İnfografikler tüm gruplarda, öğrenim durumundan etkilenmeden metin ile müdahale

edilen gruba göre daha fazla bilgi artışı sağlamıştır. Özellikle eğitim verilecek grubun sosyodemografik özellikleri açısından heterojen olduğu durumlarda, bütün katılımcıların verilen eğitimden yararlanabilmesi için infografik kullanımının tercih edilmesi ile işgücü, zaman ve çabaların etkili kullanımına katkı sağlayabileceği düşünülmektedir.

Çalışmanın kısıtlılıkları Birinci araştırma

Tıpta halk sağlığı uzmanlık öğrencilerinin büyük çoğunluğunun dahil olduğu HASUDER Araştırma Görevlileri Komisyonu, çalışmaya davet amacıyla kullanılmıştır.

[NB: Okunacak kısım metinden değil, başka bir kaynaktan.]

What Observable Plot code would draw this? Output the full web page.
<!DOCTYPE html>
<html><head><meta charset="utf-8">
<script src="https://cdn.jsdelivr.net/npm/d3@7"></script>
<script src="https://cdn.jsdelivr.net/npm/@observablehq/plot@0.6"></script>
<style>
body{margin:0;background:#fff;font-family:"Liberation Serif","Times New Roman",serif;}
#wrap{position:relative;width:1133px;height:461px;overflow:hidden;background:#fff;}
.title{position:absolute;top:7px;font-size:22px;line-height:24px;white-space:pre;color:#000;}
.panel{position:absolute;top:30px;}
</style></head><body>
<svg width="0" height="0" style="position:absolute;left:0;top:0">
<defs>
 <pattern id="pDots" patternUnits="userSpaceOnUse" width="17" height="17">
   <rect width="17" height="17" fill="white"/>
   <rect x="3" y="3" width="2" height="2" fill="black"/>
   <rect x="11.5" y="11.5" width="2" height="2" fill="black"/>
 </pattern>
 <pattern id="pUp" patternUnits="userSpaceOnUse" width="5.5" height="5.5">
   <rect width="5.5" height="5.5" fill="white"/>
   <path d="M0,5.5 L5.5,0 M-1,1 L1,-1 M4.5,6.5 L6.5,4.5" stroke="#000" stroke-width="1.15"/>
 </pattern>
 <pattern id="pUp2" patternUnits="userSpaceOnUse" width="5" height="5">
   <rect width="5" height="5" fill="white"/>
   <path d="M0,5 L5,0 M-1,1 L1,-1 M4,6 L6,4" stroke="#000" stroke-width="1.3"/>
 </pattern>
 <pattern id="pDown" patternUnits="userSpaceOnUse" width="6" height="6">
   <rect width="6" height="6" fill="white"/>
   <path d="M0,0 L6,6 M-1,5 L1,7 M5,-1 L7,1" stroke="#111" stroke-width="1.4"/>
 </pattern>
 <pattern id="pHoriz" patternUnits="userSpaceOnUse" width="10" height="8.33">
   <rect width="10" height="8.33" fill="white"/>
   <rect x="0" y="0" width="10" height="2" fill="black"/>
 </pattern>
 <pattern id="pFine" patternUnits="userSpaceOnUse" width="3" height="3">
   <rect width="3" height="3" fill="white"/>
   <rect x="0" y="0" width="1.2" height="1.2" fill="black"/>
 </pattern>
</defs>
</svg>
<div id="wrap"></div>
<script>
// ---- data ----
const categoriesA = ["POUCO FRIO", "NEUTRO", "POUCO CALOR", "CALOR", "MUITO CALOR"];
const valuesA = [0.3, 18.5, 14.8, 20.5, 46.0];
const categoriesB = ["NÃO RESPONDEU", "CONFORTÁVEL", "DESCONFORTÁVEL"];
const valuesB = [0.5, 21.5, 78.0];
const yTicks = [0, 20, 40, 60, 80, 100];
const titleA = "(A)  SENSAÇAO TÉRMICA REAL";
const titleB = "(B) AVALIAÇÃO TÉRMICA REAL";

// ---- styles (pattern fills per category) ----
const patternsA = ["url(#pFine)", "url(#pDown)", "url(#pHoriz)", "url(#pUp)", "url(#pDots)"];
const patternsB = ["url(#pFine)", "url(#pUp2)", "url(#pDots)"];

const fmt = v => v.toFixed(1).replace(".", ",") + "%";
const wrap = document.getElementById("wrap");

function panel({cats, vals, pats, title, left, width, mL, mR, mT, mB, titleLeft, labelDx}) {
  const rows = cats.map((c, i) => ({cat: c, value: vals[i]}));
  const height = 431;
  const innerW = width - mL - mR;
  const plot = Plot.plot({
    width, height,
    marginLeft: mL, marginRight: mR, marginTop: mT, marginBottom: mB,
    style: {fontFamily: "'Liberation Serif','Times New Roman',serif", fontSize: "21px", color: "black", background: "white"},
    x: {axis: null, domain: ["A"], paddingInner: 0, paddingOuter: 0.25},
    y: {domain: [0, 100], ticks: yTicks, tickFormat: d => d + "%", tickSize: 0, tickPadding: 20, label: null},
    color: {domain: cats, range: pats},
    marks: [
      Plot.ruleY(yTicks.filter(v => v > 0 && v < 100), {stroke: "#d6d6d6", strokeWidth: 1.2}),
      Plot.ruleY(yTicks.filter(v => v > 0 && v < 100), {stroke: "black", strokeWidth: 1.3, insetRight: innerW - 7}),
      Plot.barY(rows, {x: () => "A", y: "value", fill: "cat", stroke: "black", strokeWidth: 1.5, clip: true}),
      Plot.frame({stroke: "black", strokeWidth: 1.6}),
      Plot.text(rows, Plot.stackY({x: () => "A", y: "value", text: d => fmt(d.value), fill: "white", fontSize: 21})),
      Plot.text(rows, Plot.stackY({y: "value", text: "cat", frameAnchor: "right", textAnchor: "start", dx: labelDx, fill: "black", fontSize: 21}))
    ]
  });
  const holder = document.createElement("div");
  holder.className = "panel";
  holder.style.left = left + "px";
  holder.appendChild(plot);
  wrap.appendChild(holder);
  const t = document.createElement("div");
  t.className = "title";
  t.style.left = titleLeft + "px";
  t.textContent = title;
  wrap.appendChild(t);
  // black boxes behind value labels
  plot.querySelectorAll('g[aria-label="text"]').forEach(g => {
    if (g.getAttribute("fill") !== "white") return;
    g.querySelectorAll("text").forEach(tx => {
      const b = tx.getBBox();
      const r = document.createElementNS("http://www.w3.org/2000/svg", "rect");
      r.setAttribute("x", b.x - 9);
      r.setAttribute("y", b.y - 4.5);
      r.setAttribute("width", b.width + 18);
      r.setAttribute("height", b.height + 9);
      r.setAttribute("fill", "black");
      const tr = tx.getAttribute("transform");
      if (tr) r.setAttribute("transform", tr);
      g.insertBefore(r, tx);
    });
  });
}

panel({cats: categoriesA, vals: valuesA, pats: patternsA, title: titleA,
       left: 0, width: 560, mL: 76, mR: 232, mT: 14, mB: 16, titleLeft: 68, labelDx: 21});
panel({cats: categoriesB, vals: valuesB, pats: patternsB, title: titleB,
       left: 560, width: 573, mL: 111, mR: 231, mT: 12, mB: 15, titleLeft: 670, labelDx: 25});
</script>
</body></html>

Bu yöntem ile 319 tıpta halk sağlığı uzmanlık öğrencisine ulaşılabilmiştir. Bu 319 kişi üzerinden çevrimiçi ön-testi yanıtlayan katılımcı sayısı 192 olmuştur. (%62) Analiz sonucu ulaşılan tanımlayıcı istatistikler Türkiye’de görev yapmakta olan tüm halk sağlığı uzmanlık öğrencilerine genellenemez.

Katılımcıların, müdahale öncesi farklı eğitim araçları için tanımladıkları yetkinlikler ve müdahale sonrası infografik için tanımladıkları yetkinlikleri beyana dayalıdır. Beyana dayalı bilgi toplanması kısıtlılık oluşturmuş olabilir.

İkinci araştırma

Araştırma süresi ve katılımcıların kuruma başvuru şekilleri sebebiyle, müdahale sonrası yöneltilen soruların belirli periyodlarla tekrarlanabilmesi mümkün olmamıştır. Müdahaleyi takip eden kısa süre içerisinde metine göre infografikler değerlendirilebilmiştir. Bu sebeple katılımcıların sadece hatırlamaları incelenebilmiştir. Çalışmanın bulguları algılama, davranış değişikliği ile ilgili bilgi vermemektedir.

Çalışmaya katılım gönüllülük esasına göre olduğu için ve sadece Sincan Sağlıklı Hayat Merkezi’nde yürütüldüğü için çalışmanın bulguları genellenemez.

Çalışma sadece kadınlar arasında yürütülmüştür. Çalışmadaki bulgular erkekleri de kapsayacak şekilde genellenemez.

Çalışmanın Güçlü Yanları

Araştırmanın sınırlılıkları içerisinde, ulaşılabildiği kadarıyla, bu çalışmanın sağlık alanında infografiklerin, metinlere göre etkililiği üzerine Türkiye’de yapılan öncü çalışmalar içerisinde yer alabileceği düşünülmektedir. Sonuçlar, bundan sonra yapılacak çalışmalar için yol gösterici olabilir.